Die vergangenen Wochen waren für die Opfer des Brokerhauses Quaestor vor allem eins: ein ständiges emotionales Auf und Ab. Nachdem es lange Zeit keinerlei Kommunikation und Aufklärung gab, scheint es so, als ob die Situation für zumindest den Großteil der Opfer sich lösen könnte. Die Budapester Zeitung sprach mit Dr. Ildikó Stefánkovits, die als Anwältin mehrere der Quaestor-Opfer berät.
Was ist der derzeitige Status quo in Sachen Quaestor?
Seit dem 6. Mai können Quaestor-Opfer, die Quaestor Hrurira Kft. Aktien gekauft hatten, ihre Entschädigungsforderung einreichen. Für diesen Zweck wurde eigens ein Fonds eingerichtet. Diejenigen Geschädigten, die andere Wertpapiere oder Bargeld in der Bank haben, wenden sich mit ihren Entschädigungsansprüchen an den Konkursverwalter der Quaestor Értékpapír Zrt., die sich seit dem 22. April Jahres im Konkursverfahren befindet. Die Quaestor Hrurira Kft. – die Kft., die Aktien im Wert von 150 Milliarden Forint ausgegeben hat – ist laut dem Handelsregister noch immer eine funktionierende Firma. Im Gegensatz dazu hieß es Anfang April noch, die Quaestor Hrurira Kft. befinde sich im Insolvenzverfahren. Die Gelder der Kft. sind wegen eines laufenden Ermittlungsverfahrens zwar gesperrt, allerdings ist sie laut Ungarischer Nationalbank weiterhin aktiv beim Verkauf von Wertpapieren.

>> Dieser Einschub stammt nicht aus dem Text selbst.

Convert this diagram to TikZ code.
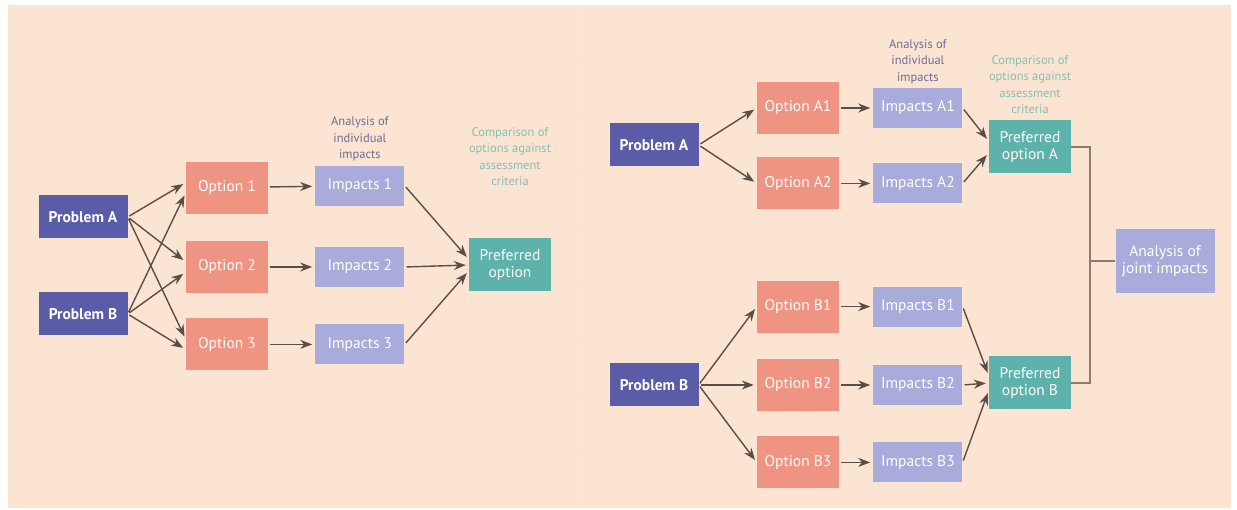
\documentclass[tikz,border=0pt]{standalone}
\usepackage{fontspec}
\setmainfont{PT Sans}
\usepackage{xcolor}
\usepackage{tikz}
\usetikzlibrary{arrows.meta, positioning, calc}
\definecolor{bgPeach}{HTML}{FCE4D2}
\definecolor{probBlue}{HTML}{5A5CA8}
\definecolor{optSalmon}{HTML}{EF9482}
\definecolor{impLilac}{HTML}{A9ACDB}
\definecolor{prefTeal}{HTML}{5EB2AC}
\definecolor{lblPurple}{HTML}{6E6C94}
\definecolor{lblTeal}{HTML}{88BDB2}
\definecolor{arrowGray}{HTML}{5A4F47}
\definecolor{bracketBrown}{HTML}{8E7B70}

\begin{document}
\begin{tikzpicture}[
    x=1pt, y=-1pt,
    every node/.style={font=\fontsize{15.5}{17.5}\selectfont},
    box/.style={
        rectangle, draw=none, text=white,
        align=center, inner sep=0pt
    },
    probbox/.style={box, fill=probBlue, font=\fontsize{15.5}{17.5}\selectfont\bfseries,
        minimum width=89pt, minimum height=43pt},
    optbox/.style={box, fill=optSalmon, minimum width=82pt, minimum height=52pt},
    impbox/.style={box, fill=impLilac, minimum width=89pt, minimum height=40pt},
    prefbox/.style={box, fill=prefTeal, minimum width=82pt, minimum height=53pt},
    jointbox/.style={box, fill=impLilac, minimum width=99pt, minimum height=64pt},
    headnote/.style={align=center, inner sep=0pt, font=\fontsize{12.5}{16.5}\selectfont},
    arrow/.style={-{Stealth[length=12pt, width=9pt]}, line width=1.4pt, draw=arrowGray,
        shorten >=3pt, shorten <=2pt}
]

% page and panels
\useasboundingbox (0,0) rectangle (1237,510);
\fill[white] (0,0) rectangle (1237,510);
\fill[bgPeach] (8,5) rectangle (1231,508);
\draw[white!45!bgPeach, dotted, line width=0.8pt] (581.5,5) -- (581.5,508);

% ---- left panel: joint assessment ----
\node[probbox] (pa) at (83,217) {Problem A};
\node[probbox] (pb) at (83,314) {Problem B};

\node[optbox] (opt2) at (227,267) {Option 2};
\node[optbox, above=27pt of opt2] (opt1) {Option 1};
\node[optbox, below=25pt of opt2] (opt3) {Option 3};

\node[impbox, right=47pt of opt1, yshift=2pt] (imp1) {Impacts 1};
\node[impbox, right=47pt of opt2] (imp2) {Impacts 2};
\node[impbox, right=47pt of opt3] (imp3) {Impacts 3};

\node[prefbox] (pref) at (510,265) {Preferred\\option};

\node[headnote, text=lblPurple, above=4pt of imp1] (anl) {Analysis of\\individual\\impacts};
\node[headnote, text=lblTeal, above=52pt of pref] (cmp) {Comparison of\\options against\\assessment\\criteria};

\foreach \o in {opt1,opt2,opt3} {
    \draw[arrow] (pa.east) -- (\o.173);
    \draw[arrow] (pb.east) -- (\o.187);
}
\draw[arrow] (opt1) -- (imp1);
\draw[arrow] (opt2) -- (imp2);
\draw[arrow] (opt3) -- (imp3);
\draw[arrow] (imp1.east) -- (pref.172);
\draw[arrow] (imp2.east) -- (pref.west);
\draw[arrow] (imp3.east) -- (pref.188);

% ---- right panel: separate assessment ----
\node[probbox] (rpa) at (654,145) {Problem A};
\node[probbox] (rpb) at (654,385) {Problem B};

\node[optbox] (oa1) at (798,108) {Option A1};
\node[optbox, below=23pt of oa1] (oa2) {Option A2};
\node[optbox] (ob2) at (798,385) {Option B2};
\node[optbox, above=26pt of ob2] (ob1) {Option B1};
\node[optbox, below=25pt of ob2] (ob3) {Option B3};

\node[impbox, right=34pt of oa1] (ia1) {Impacts A1};
\node[impbox, right=34pt of oa2] (ia2) {Impacts A2};
\node[impbox, right=34pt of ob1] (ib1) {Impacts B1};
\node[impbox, right=34pt of ob2] (ib2) {Impacts B2};
\node[impbox, right=34pt of ob3] (ib3) {Impacts B3};

\node[prefbox] (prefa) at (1030,147) {Preferred\\option A};
\node[prefbox] (prefb) at (1030,383) {Preferred\\option B};
\node[jointbox] (joint) at (1165,261) {Analysis of\\joint impacts};

\node[headnote, text=lblPurple, above=4pt of ia1] (ranl) {Analysis of\\individual\\impacts};
\node[headnote, text=lblTeal, above=6pt of prefa] (rcmp) {Comparison of\\options against\\assessment\\criteria};

\foreach \o in {oa1,oa2}
    \draw[arrow] (rpa.east) -- (\o.west);
\foreach \o in {ob1,ob2,ob3}
    \draw[arrow] (rpb.east) -- (\o.west);
\foreach \o/\i in {oa1/ia1,oa2/ia2,ob1/ib1,ob2/ib2,ob3/ib3}
    \draw[arrow] (\o) -- (\i);
\draw[arrow] (ia1.east) -- (prefa.172);
\draw[arrow] (ia2.east) -- (prefa.188);
\draw[arrow] (ib1.east) -- (prefb.170);
\draw[arrow] (ib2.east) -- (prefb.west);
\draw[arrow] (ib3.east) -- (prefb.190);

% bracket to joint analysis
\coordinate (brk) at ($(prefa.east)+(19,0)$);
\draw[bracketBrown, line width=1.6pt] (prefa.east) -- (brk) |- (prefb.east);
\draw[bracketBrown, line width=1.6pt] (brk |- joint.west) -- (joint.west);

\end{tikzpicture}
\end{document}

Bis zu welcher Größenordnung können Entschädigungsansprüche geltend gemacht werden?
Bisher kennen wir nur die Zahlen aus den Medien, nachdem Wertpapiere im Wert von 150 Milliarden Forint verkauft worden sind, teils mit, teils ohne Genehmigung. Theoretisch ist dies also auch die Summe der Entschädigung.
Wird bei der Entschädigung nur das angelegte Geld zurückgezahlt oder mitsamt aufgelaufener Zinsen?
Im Rahmen der Entschädigung wird der Quaestor Entschädigungsfond lediglich den Nominalwert der Aktien auszahlen und nicht das angelegte Geld.
Wer kann seinen Anspruch auf Entschädigung geltend machen?
Jeder, der über Aktien der Quaestor Hrurira verfügt. Dabei ist es irrelevant, ob die Wertpapiere von Quaestor direkt oder über einen zu Quaestor gehörenden Drittanbieter gekauft wurden.
Wie kann die Entschädigung beantragt werden?
Seit dem 6. Mai können die Ansprüche beim Entschädigungsfonds der Quaestor-Geschädigten eingereicht werden. Von dort wird innerhalb von 30 Tagen der Anspruch auf Entschädigung anerkannt oder abgelehnt. Im Falle der Anerkennung wird binnen 30 Tagen gezahlt. Im Falle der Ablehnung der Ansprüche gibt es keine Rechtsmittel.
In der seit Wochen andauernden Causa Quaestor haben sich zwei Menschen aus Verzweiflung das Leben genommen. Was geschieht mit ihren Schadensansprüchen?
Die Wertpapiere gehen als Teil des Erbes an die Hinterbliebenen, die als neue Besitzer das Entschädigungsverfahren initiieren können. Das Ganze läuft nach den allgemeinen Regeln des Erbrechts, allerdings braucht die Umsetzung der Entschädigung in diesem Falle selbstverständlich mehr Zeit.
Wird es eine Art „Schmerzensgeld“ für die Geschädigten geben?
Nein, derlei ist nicht im Gespräch.
Wer wird die Entschädigung letztlich zahlen?
Die Geschädigten werden ausschließlich mit dem Entschädigungsfond für Quaestor-Geschädigte in Kontakt sein, denn dieser wird auch die Zahlungen vornehmen. Das Geld für die Entschädigungen stammt dabei zum Teil von der Beva (Versicherungsfonds für Wertpapiere – Anm.), die bis zu einer Entschädigungssumme von sechs Millionen pro Person einspringt. Die Beva übernimmt daneben auch die Organisation und Leitung des Entschädigungsfonds.